Compte tenu de ce qui est écrit plus haut, il est légitime de voir dans le CSE un poids en plus posé par l'administration française sur les épaules des petites entreprises. Cependant de plus en plus de startups ont décidé d'y voir une opportunité d'impliquer des salariés dans la vie de l'entreprise. La logique est simple : quitte à mener ces élections et à attribuer un budget au CSE autant que ce soit bénéfique aux salariés et à l'entreprise.
Il y a 3 aspects clés sur lesquels le CSE peut apporter une forte valeur aux startups :
- Impliquer les salariés dans les sujets structurants : à l'heure où les entreprises se libèrent et les structures organisationnelles se délient, sacraliser un temps de parole (les réunions du CSE) avec des salariés autour de sujets de stratégie, de croissance et de culture, peut être très riche en enseignements.

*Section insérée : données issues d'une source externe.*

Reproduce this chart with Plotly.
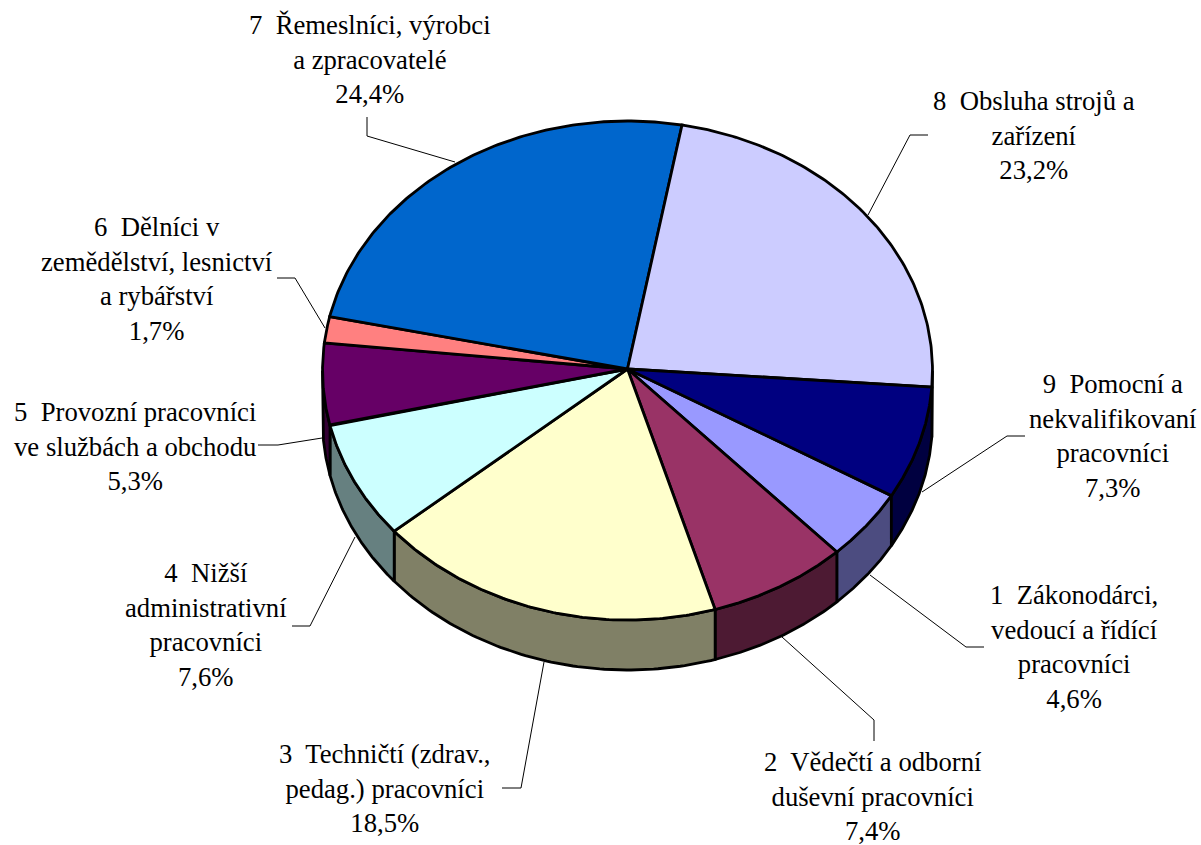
import numpy as np
import plotly.graph_objects as go

categories = [
    "1  Zákonodárci,<br>vedoucí a řídící<br>pracovníci",
    "2  Vědečtí a odborní<br>duševní pracovníci",
    "3  Techničtí (zdrav.,<br>pedag.) pracovníci",
    "4  Nižší<br>administrativní<br>pracovníci",
    "5  Provozní pracovníci<br>ve službách a obchodu",
    "6  Dělníci v<br>zemědělství, lesnictví<br>a rybářství",
    "7  Řemeslníci, výrobci<br>a zpracovatelé",
    "8  Obsluha strojů a<br>zařízení",
    "9  Pomocní a<br>nekvalifikovaní<br>pracovníci",
]
values = [4.6, 7.4, 18.5, 7.6, 5.3, 1.7, 24.4, 23.2, 7.3]
value_labels = ["4,6%", "7,4%", "18,5%", "7,6%", "5,3%", "1,7%", "24,4%", "23,2%", "7,3%"]
top_colors = ["#9999FF", "#993366", "#FFFFCC", "#CCFFFF", "#660066", "#FF8080", "#0066CC", "#CCCCFF", "#000080"]
side_colors = ["#4C4C80", "#4D1A33", "#808066", "#668080", "#330033", "#804040", "#003366", "#666680", "#000040"]

# label centre positions (page px)
label_pos = [(1073.5, 647), (873, 796), (385, 788), (206, 625), (135, 446), (157, 279), (369.5, 59), (1034, 135), (1113, 436)]
# leader lines (page px)
leaders = [
    ([870, 966, 984], [575, 647, 647]),
    ([782, 874, 874], [637, 720, 741]),
    ([544, 521, 502], [662, 788, 788]),
    ([355, 310, 292], [537, 626, 626]),
    ([322, 278, 258], [438, 445, 445]),
    ([325, 295, 277], [328, 278, 278]),
    ([455, 367, 367], [162, 136, 117]),
    ([868, 910, 928], [215, 135, 135]),
    ([922, 1007, 1025], [492, 436, 436]),
]

CX, CY, RX, RY, DEPTH = 627.5, 370.5, 305.0, 249.5, 50.0
START = 120.1


def pt(a, dy=0.0):
    r = np.radians(a)
    return CX + RX * np.sin(r), CY - RY * np.cos(r) + dy


fig = go.Figure()
edges = START + np.concatenate([[0], np.cumsum(values)]) * 360.0 / sum(values)
line = dict(color="black", width=2.8)

# side walls: only the front half (90..270 deg clockwise from 12 o'clock)
for shift in (0, 360):
    for i in range(len(values)):
        a0, a1 = max(edges[i] - shift, 90.0), min(edges[i + 1] - shift, 270.0)
        if a1 <= a0:
            continue
        a = np.linspace(a0, a1, 80)
        x1, y1 = pt(a)
        x2, y2 = pt(a[::-1], DEPTH)
        fig.add_trace(go.Scatter(x=np.r_[x1, x2, x1[0]], y=np.r_[y1, y2, y1[0]], mode="lines",
                                 fill="toself", fillcolor=side_colors[i], line=line, hoverinfo="skip"))

# top faces
for i in range(len(values)):
    a = np.linspace(edges[i], edges[i + 1], 120)
    x, y = pt(a)
    fig.add_trace(go.Scatter(x=np.r_[CX, x, CX], y=np.r_[CY - 1.5, y, CY - 1.5], mode="lines",
                             fill="toself", fillcolor=top_colors[i], line=line, hoverinfo="skip"))

for lx, ly in leaders:
    fig.add_trace(go.Scatter(x=lx, y=ly, mode="lines", line=dict(color="black", width=1), hoverinfo="skip"))

for c, v, (x, y) in zip(categories, value_labels, label_pos):
    fig.add_annotation(x=x, y=y, xref="x", yref="y", text=c + "<br>" + v, showarrow=False,
                       align="center", xanchor="center", yanchor="middle",
                       font=dict(family="Liberation Serif", size=26.7, color="black"))

fig.update_layout(
    width=1201, height=845, margin=dict(l=0, r=0, t=0, b=0), showlegend=False,
    paper_bgcolor="white", plot_bgcolor="white",
    xaxis=dict(range=[0, 1201], visible=False, fixedrange=True),
    yaxis=dict(range=[845, 0], visible=False, fixedrange=True),
)
fig.write_html("out.html", config={"displayModeBar": False},
               post_script="document.body.style.margin='0';")
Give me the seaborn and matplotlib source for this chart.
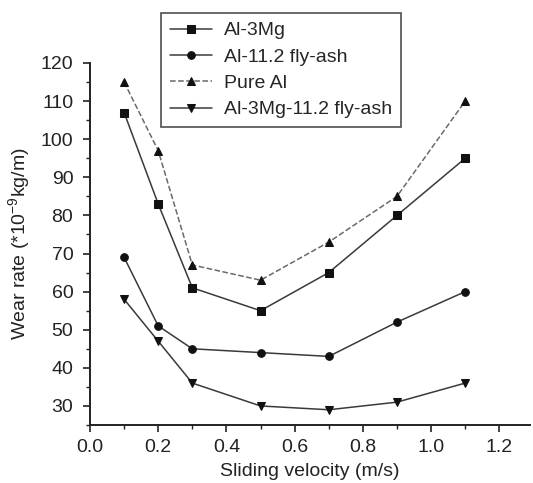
import matplotlib
matplotlib.use("Agg")
import matplotlib.pyplot as plt
import seaborn as sns
import pandas as pd
from matplotlib.ticker import MultipleLocator

velocity = [0.1, 0.2, 0.3, 0.5, 0.7, 0.9, 1.1]
al_3mg = [107, 83, 61, 55, 65, 80, 95]
al_flyash = [69, 51, 45, 44, 43, 52, 60]
pure_al = [115, 97, 67, 63, 73, 85, 110]
al_3mg_flyash = [58, 47, 36, 30, 29, 31, 36]

series_names = ["Al-3Mg", "Al-11.2 fly-ash", "Pure Al", "Al-3Mg-11.2 fly-ash"]
series_values = [al_3mg, al_flyash, pure_al, al_3mg_flyash]
markers = ["s", "o", "^", "v"]
linestyles = ["-", "-", "--", "-"]
line_colors = ["#3a3a3a", "#3a3a3a", "#6a6a6a", "#3a3a3a"]

sns.set_theme(style="ticks")
plt.rcParams["font.family"] = ["Liberation Sans", "DejaVu Sans"]
plt.rcParams["mathtext.fontset"] = "custom"
plt.rcParams["mathtext.rm"] = "Liberation Sans"
plt.rcParams["mathtext.it"] = "Liberation Sans:italic"

fig = plt.figure(figsize=(5.33, 4.83), dpi=100)
ax = fig.add_axes([90/533, 1-425/483, 440/533, 362/483])

for name, vals, m, ls, c in zip(series_names, series_values, markers, linestyles, line_colors):
    df = pd.DataFrame({"v": velocity, "w": vals})
    sns.lineplot(data=df, x="v", y="w", ax=ax, marker=m, linestyle=ls, color=c,
                 markerfacecolor="#111111", markeredgecolor="#111111",
                 markersize=5.5, linewidth=1.1, label=name)

ax.set_xlim(0, 1.29)
ax.set_ylim(25, 120)
ax.xaxis.set_minor_locator(MultipleLocator(0.1))
ax.yaxis.set_minor_locator(MultipleLocator(5))
ax.set_xticks([0.0, 0.2, 0.4, 0.6, 0.8, 1.0, 1.2])
ax.set_xticklabels(["0.0", "0.2", "0.4", "0.6", "0.8", "1.0", "1.2"])
ax.set_yticks([30, 40, 50, 60, 70, 80, 90, 100, 110, 120])
ax.tick_params(axis="both", which="major", direction="out", length=5, width=1.2,
               labelsize=14, color="#222222", labelcolor="#222222")
ax.tick_params(axis="y", which="major", pad=7)
ax.tick_params(axis="x", which="major", pad=5)
ax.tick_params(axis="both", which="minor", direction="out", length=3, width=1.0, color="#222222")
for s in ["top", "right"]:
    ax.spines[s].set_visible(False)
for s in ["left", "bottom"]:
    ax.spines[s].set_linewidth(1.4)
    ax.spines[s].set_color("#222222")

ax.set_xlabel("Sliding velocity (m/s)", fontsize=14, color="#222222", labelpad=5)
ax.set_ylabel("Wear rate (*10$^{-9}$kg/m)", fontsize=14, color="#222222", labelpad=6)

leg = ax.legend(loc="upper left", bbox_to_anchor=(0.161, 1.138), borderaxespad=0,
                fontsize=14, frameon=True, fancybox=False, handlelength=2.2,
                handletextpad=0.6, labelspacing=0.45, borderpad=0.45)
leg.get_frame().set_edgecolor("#222222")
leg.get_frame().set_linewidth(1.2)
leg.set_clip_on(False)

fig.savefig("out.png", dpi=100)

- Renforcer la culture d'entreprise : en général garantir la culture de l'entreprise est une tâche qui incombe aux fondateurs. Le CSE est l'occasion de constituer une task force de salariés qui œuvrera aux côtés des fondateurs pour défendre et renforcer la culture de l'entreprise, au travers d'événements internes, de communication etc.
- Accroître le bien-être salarié : le budget d'ASC attribué au CSE est l'occasion de structurer la politique d'avantages salariés de l'entreprise, d'autant plus que le CSE bénéficie d'un régime URSSAF très souple : les avantages attribués sont exonérés de charges et non-imposables. La politique d'avantages mise en place servira à la fois à l'attractivité et à la rétention des talents au sein de l'entreprise.
Vous l'aurez compris, derrière le tableau idyllique que je dépeins dans cette dernière partie, se cache une condition sine qua non : les dirigeants doivent croire à l'opportunité que représente le CSE et pousser les salariés à se présenter et à s'impliquer dans la vie de l'entreprise.